- _WHAT IS BEING ASKED_
Say how many lines of these entries include the word "this", and answer with the number alone.

- _SUPPLIED INFORMATION_
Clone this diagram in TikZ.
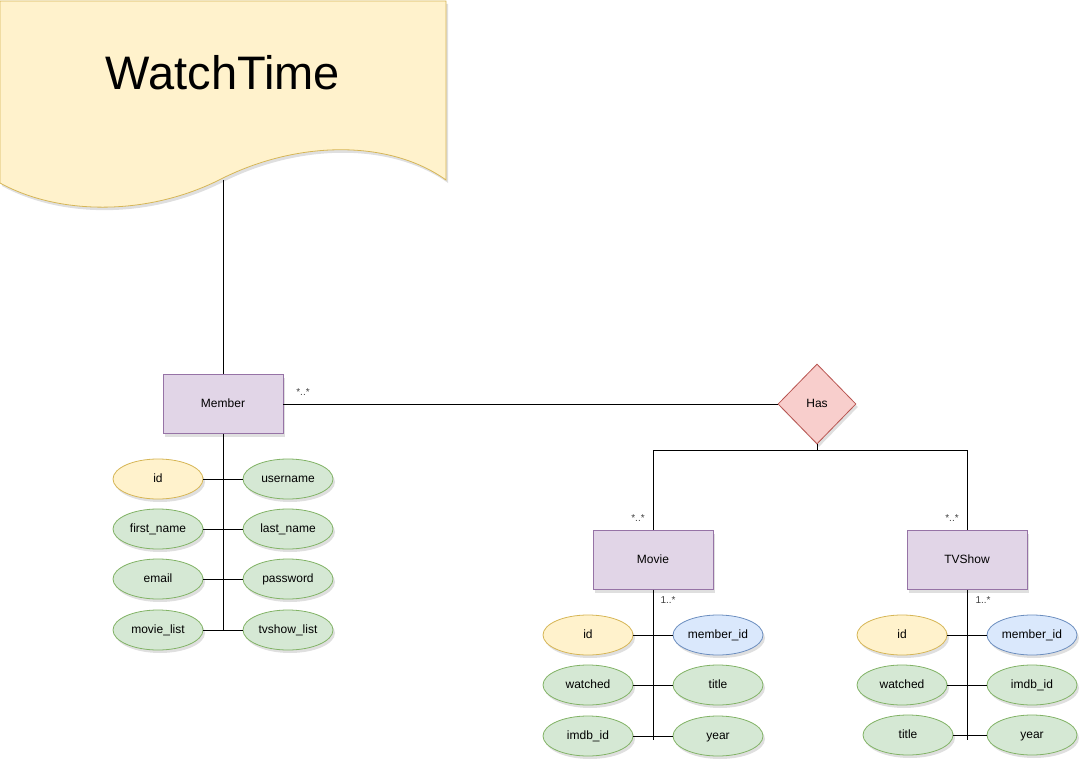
\documentclass[tikz,border=0pt]{standalone}
\usepackage{fontspec}
\setmainfont{Liberation Sans}
\usetikzlibrary{shapes.geometric,shadows}

\definecolor{docfill}{HTML}{FFF2CC}
\definecolor{docline}{HTML}{D6B656}
\definecolor{entfill}{HTML}{E1D5E7}
\definecolor{entline}{HTML}{9673A6}
\definecolor{relfill}{HTML}{F8CECC}
\definecolor{relline}{HTML}{B85450}
\definecolor{attrfill}{HTML}{D5E8D4}
\definecolor{attrline}{HTML}{82B366}
\definecolor{fkfill}{HTML}{DAE8FC}
\definecolor{fkline}{HTML}{6C8EBF}

\begin{document}
\begin{tikzpicture}[x=1pt,y=-1pt,line width=0.8pt,
	shade/.style={drop shadow={shadow xshift=2pt,shadow yshift=-3pt,opacity=0.25}},
	label text/.style={font=\fontsize{12}{14}\selectfont,text height=8.6pt,text depth=2.6pt},
	entity/.style={draw=entline,fill=entfill,minimum width=120pt,minimum height=59pt,label text,shade},
	rel/.style={diamond,draw=relline,fill=relfill,minimum width=78pt,minimum height=80pt,inner sep=0pt,label text,shade},
	attr/.style={ellipse,draw=attrline,fill=attrfill,minimum width=90pt,minimum height=40pt,inner sep=0pt,label text,shade},
	key/.style={attr,draw=docline,fill=docfill},
	fkey/.style={attr,draw=fkline,fill=fkfill},
	mult/.style={font=\fontsize{10}{12}\selectfont,text=black!75}]
					\useasboundingbox (0,0) rectangle (1080,760);
					% title document
					\filldraw[draw=docline,fill=docfill,shade] (0,1) -- (446,1) -- (446,180)
						.. controls (390,140) and (300,140) .. (223,178)
						.. controls (150,216) and (60,216) .. (0,183) -- cycle;
					\node[font=\fontsize{47}{56}\selectfont] (title) at (223,73) {WatchTime};
					\coordinate (titlefoot) at (223,180);
					% entities
					\node[entity] (member) at (223,404) {Member};
					\node[rel] (has) at (817,404) {Has};
					\node[entity] (movie) at (653,560) {Movie};
					\node[entity] (tvshow) at (967,560) {TVShow};
					\coordinate (fork) at (817,450);
					\draw (titlefoot) -- (member);
					\draw (member) -- (has);
					\draw (has) -- (fork);
					\draw (fork) -| (movie);
					\draw (fork) -| (tvshow);
					% multiplicities
					\node[mult] (mmult) at (303,392) {*..*};
					\node[mult] (mvmult) at (638,518) {*..*};
					\node[mult] (mvattr) at (668,600) {1..*};
					\node[mult] (tvmult) at (952,518) {*..*};
					\node[mult] (tvattr) at (983,600) {1..*};
					% member attributes
					\coordinate (mend) at (223,630);
					\draw (member) -- (mend);
					\node[key] (mid) at (158,479) {id};
					\node[attr] (muser) at (288,479) {username};
					\node[attr] (mfirst) at (158,529) {first\_name};
					\node[attr] (mlast) at (288,529) {last\_name};
					\node[attr] (memail) at (158,579) {email};
					\node[attr] (mpass) at (288,579) {password};
					\node[attr] (mmovies) at (158,630) {movie\_list};
					\node[attr] (mshows) at (288,630) {tvshow\_list};
					\draw (mid) -- (muser);
					\draw (mfirst) -- (mlast);
					\draw (memail) -- (mpass);
					\draw (mmovies) -- (mshows);
					% movie attributes
					\coordinate (mvend) at (653,740);
					\draw (movie) -- (mvend);
					\node[key] (mvid) at (588,635) {id};
					\node[fkey] (mvmember) at (718,635) {member\_id};
					\node[attr] (mvwatched) at (588,685) {watched};
					\node[attr] (mvtitle) at (718,685) {title};
					\node[attr] (mvimdb) at (588,736) {imdb\_id};
					\node[attr] (mvyear) at (718,736) {year};
					\draw (mvid) -- (mvmember);
					\draw (mvwatched) -- (mvtitle);
					\draw (mvimdb) -- (mvyear);
					% tvshow attributes
					\coordinate (tvend) at (967,740);
					\draw (tvshow) -- (tvend);
					\node[key] (tvid) at (902,635) {id};
					\node[fkey] (tvmember) at (1032,635) {member\_id};
					\node[attr] (tvwatched) at (902,685) {watched};
					\node[attr] (tvimdb) at (1032,685) {imdb\_id};
					\node[attr] (tvtitle) at (908,735) {title};
					\node[attr] (tvyear) at (1032,735) {year};
					\draw (tvid) -- (tvmember);
					\draw (tvwatched) -- (tvimdb);
					\draw (tvtitle) -- (tvyear);
				\end{tikzpicture}
\end{document}
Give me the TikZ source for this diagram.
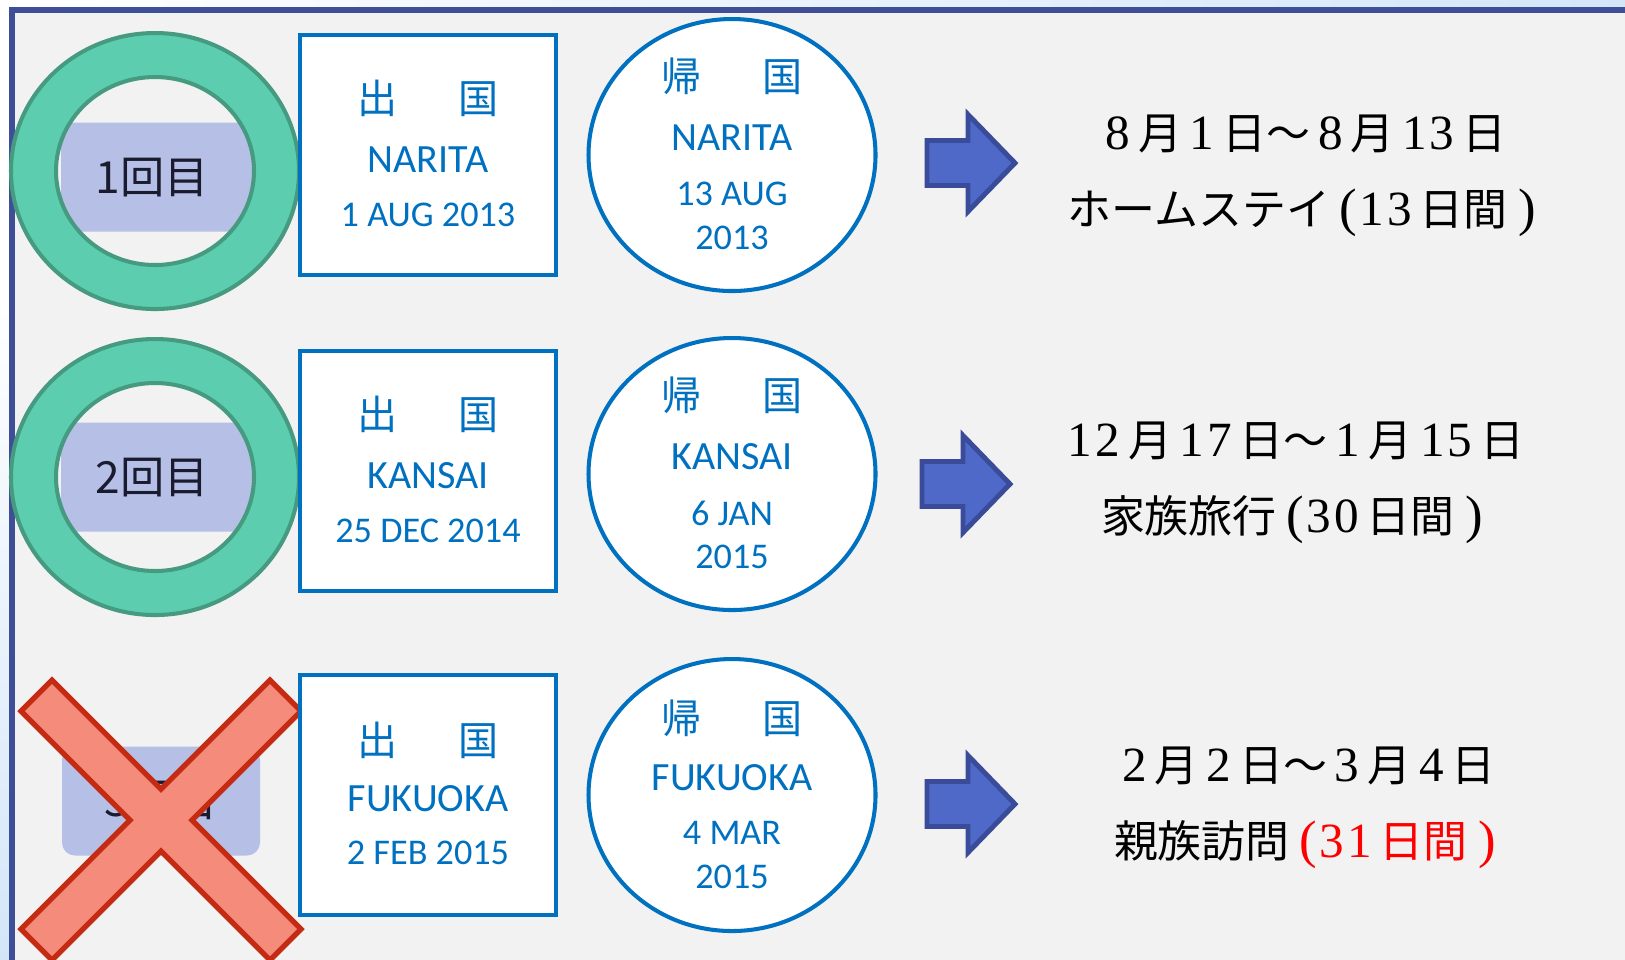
\documentclass[tikz,border=0pt]{standalone}
\usepackage{fontspec}
\setmainfont{Liberation Serif}
\newfontfamily\jpfont{Noto Sans CJK JP}
\newfontfamily\stampfont{Carlito}
\newfontfamily\numfont[LetterSpace=6]{Liberation Serif}
\usepackage{xcolor}
\usetikzlibrary{calc, shapes.geometric}

\definecolor{panelgray}{HTML}{F2F2F2}
\definecolor{frameblue}{HTML}{3E4F98}
\definecolor{skyblue}{HTML}{D3E6F8}
\definecolor{stampblue}{HTML}{0070C0}
\definecolor{ringfill}{HTML}{5DCDB0}
\definecolor{ringline}{HTML}{459A80}
\definecolor{tagfill}{HTML}{B6C0E7}
\definecolor{tagink}{HTML}{1B1B30}
\definecolor{crossfill}{HTML}{F58B7A}
\definecolor{crossline}{HTML}{C42B12}
\definecolor{arrowfill}{HTML}{4F69C8}
\definecolor{arrowline}{HTML}{3A4B99}

\newcommand{\fsize}[2]{\fontsize{#1pt}{#2pt}\selectfont}
\newcommand{\digits}[1]{\hspace{0.18em}{\numfont\fsize{14}{21.6}#1}\hspace{0.18em}}
\newcommand{\openp}{\hspace{0.22em}{\rmfamily\fsize{15}{21.6}(}\hspace{-0.12em}}
\newcommand{\closep}{\hspace{0.25em}{\rmfamily\fsize{15}{21.6})}}

\begin{document}
\begin{tikzpicture}[x=0.1mm, y=-0.1mm,
    stampbox/.style={draw=stampblue, line width=1.15pt, fill=white, inner sep=0pt},
    stampkanji/.style={text=stampblue, font=\jpfont\fsize{11.4}{12}, inner sep=0pt},
    stampport/.style={text=stampblue, font=\stampfont\fsize{11.4}{12}, inner sep=0pt},
    stampdate/.style={text=stampblue, font=\stampfont\fsize{10.3}{11}, inner sep=0pt},
    tagbox/.style={fill=tagfill, rounded corners=1.3mm, minimum width=19.8mm, minimum height=10.9mm, inner sep=0pt},
    tagtext/.style={text=tagink, font=\jpfont\fsize{12.6}{13}, inner sep=0pt},
    ring/.style={fill=ringfill, draw=ringline, line width=1.15pt, even odd rule},
    crossmark/.style={fill=crossfill, draw=crossline, line width=1.5pt, line join=miter},
    arrowbody/.style={fill=arrowfill, draw=arrowline, line width=1.4pt, line join=miter},
    period/.style={font=\jpfont\fsize{12.5}{21.6}, align=center, inner sep=0pt},
    blockarrow/.pic={
        \draw[arrowbody] (0,-22.5) -- (41,-22.5) -- (41,-48.5) -- (88,0)
            -- (41,48.5) -- (41,22.5) -- (0,22.5) -- cycle;
    }
]
        \useasboundingbox (0,0) rectangle (1625,959);
        % backdrop and panel
        \shade[left color=white, right color=skyblue] (0,0) rectangle (1625,959);
        \shade[top color=white, bottom color=skyblue] (0,300) rectangle (12,959);
        \fill[panelgray] (12,10) rectangle (1700,1000);
        \draw[frameblue, line width=1.45pt] (12,1000) -- (12,10) -- (1700,10);

        \coordinate (R1) at (155,171);
        \coordinate (R2) at (155,477);
        \coordinate (X) at (161,820);
        \coordinate (A1) at (927,163);
        \coordinate (A2) at (922,484);
        \coordinate (A3) at (927,804);

        % first trip
        \node[tagbox] (tag1) at (160,177) {};
        \node[tagtext] (tag1-t) at (152,178) {1回目};
        \path[ring] (R1) ellipse [x radius=144, y radius=138] (R1) ellipse [x radius=99, y radius=94];
        \node[stampbox, minimum width=25.6mm, minimum height=24mm] (out1) at (428,155) {};
        \node[stampkanji] (out1-k) at ($(out1)+(0,-57)$) {出\hspace{1.5em}国};
        \node[stampport] (out1-p) at ($(out1)+(0,5)$) {NARITA};
        \node[stampdate] (out1-d) at ($(out1)+(0,60)$) {1 AUG 2013};
        \node[stampbox, ellipse, minimum width=28.7mm, minimum height=27.2mm] (in1) at (732,155) {};
        \node[stampkanji] (in1-k) at ($(in1)+(0,-79)$) {帰\hspace{1.5em}国};
        \node[stampport] (in1-p) at ($(in1)+(0,-17)$) {NARITA};
        \node[stampdate] (in1-d) at ($(in1)+(0,39)$) {13 AUG};
        \node[stampdate] (in1-y) at ($(in1)+(0,83)$) {2013};
        \pic at (A1) {blockarrow};
        \node[period] (p1) at (1302,176) {\digits{8}月\digits{1}日～\digits{8}月\digits{13}日\\ホームステイ\openp\digits{13}日間\closep};

        % second trip
        \node[tagbox] (tag2) at (160,477) {};
        \node[tagtext] (tag2-t) at (152,478) {2回目};
        \path[ring] (R2) ellipse [x radius=144, y radius=138] (R2) ellipse [x radius=99, y radius=94];
        \node[stampbox, minimum width=25.6mm, minimum height=24mm] (out2) at (428,471) {};
        \node[stampkanji] (out2-k) at ($(out2)+(0,-57)$) {出\hspace{1.5em}国};
        \node[stampport] (out2-p) at ($(out2)+(0,5)$) {KANSAI};
        \node[stampdate] (out2-d) at ($(out2)+(0,60)$) {25 DEC 2014};
        \node[stampbox, ellipse, minimum width=28.7mm, minimum height=27.2mm] (in2) at (732,474) {};
        \node[stampkanji] (in2-k) at ($(in2)+(0,-79)$) {帰\hspace{1.5em}国};
        \node[stampport] (in2-p) at ($(in2)+(0,-17)$) {KANSAI};
        \node[stampdate] (in2-d) at ($(in2)+(0,39)$) {6 JAN};
        \node[stampdate] (in2-y) at ($(in2)+(0,83)$) {2015};
        \pic at (A2) {blockarrow};
        \node[period] (p2) at (1292,483) {\digits{12}月\digits{17}日～\digits{1}月\digits{15}日\\家族旅行\openp\digits{30}日間\closep};

        % third trip, struck out
        \node[tagbox] (tag3) at (161,801) {};
        \node[tagtext] (tag3-t) at (161,801) {3回目};
        \draw[crossmark, shift={(X)}] (0,-31) -- (109,-140) -- (140,-109) -- (31,0)
            -- (140,109) -- (109,140) -- (0,31) -- (-109,140) -- (-140,109)
            -- (-31,0) -- (-140,-109) -- (-109,-140) -- cycle;
        \node[stampbox, minimum width=25.6mm, minimum height=24mm] (out3) at (428,795) {};
        \node[stampkanji] (out3-k) at ($(out3)+(0,-55)$) {出\hspace{1.5em}国};
        \node[stampport] (out3-p) at ($(out3)+(0,4)$) {FUKUOKA};
        \node[stampdate] (out3-d) at ($(out3)+(0,58)$) {2 FEB 2015};
        \node[stampbox, ellipse, minimum width=28.7mm, minimum height=27.2mm] (in3) at (732,795) {};
        \node[stampkanji] (in3-k) at ($(in3)+(0,-77)$) {帰\hspace{1.5em}国};
        \node[stampport] (in3-p) at ($(in3)+(0,-17)$) {FUKUOKA};
        \node[stampdate] (in3-d) at ($(in3)+(0,38)$) {4 MAR};
        \node[stampdate] (in3-y) at ($(in3)+(0,82)$) {2015};
        \pic at (A3) {blockarrow};
        \node[period] (p3) at (1305,808) {\digits{2}月\digits{2}日～\digits{3}月\digits{4}日\\親族訪問{\color{red}\openp\digits{31}日間\closep}};
\end{tikzpicture}
\end{document}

- _CORRECT OUTPUT_
2